Free and membrane-bound calcium in microgravity and microgravity effects at the membrane level.

The changes of [Ca2+]i controlled is known to play a key regulatory role in numerous cellular processes especially associated with membranes. Previous studies from our laboratory have demonstrated an increase in calcium level in root cells of pea seedlings grown aboard orbital station "Salyut 6". These results: 1) indicate that observed Ca(2+)-binding sites of membranes also consist in proteins and phospholipids; 2) suggest that such effects of space flight in membrane Ca-binding might be due to the enhancement of Ca2+ influx through membranes. In model presented, I propose that Ca(2+)-activated channels in plasma membrane in response to microgravity allow the movement of Ca2+ into the root cells, causing a rise in cytoplasmic free Ca2+ levels. The latter, in its turn, may induce the inhibition of a Ca2+ efflux by Ca(2+)-activated ATPases and through a Ca2+/H+ antiport. It is possible that increased cytosolic levels of Ca2+ ions have stimulated hydrolysis and turnover of phosphatidylinositols, with a consequent elevation of cytosolic [Ca2+]i. Plant cell can response to such a Ca2+ rise by an enhancement of membranous Ca(2+)-binding activities to rescue thus a cell from an abundance of a cytotoxin.
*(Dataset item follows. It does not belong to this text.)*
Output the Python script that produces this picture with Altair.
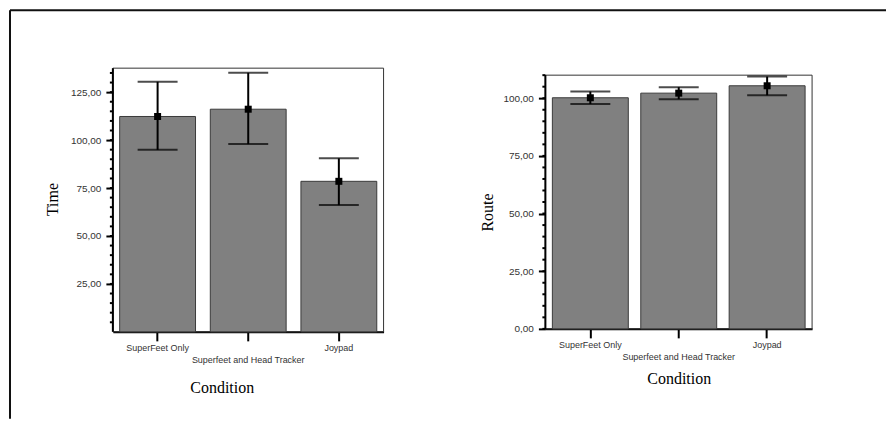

A Ca(2+)-induced phase separation of membranous lipids assists to appear the structure nonstable zones with high energy level at the boundary of microdomains which are rich by some phospholipid components; there is mixing of molecules of the membranes contacted in these zones, the first stage of membranous fusion, which was found in plants exposed to microgravity. These results support the hypothesis that a target for microgravity effect is the flux mechanism of Ca2+ to plant cell.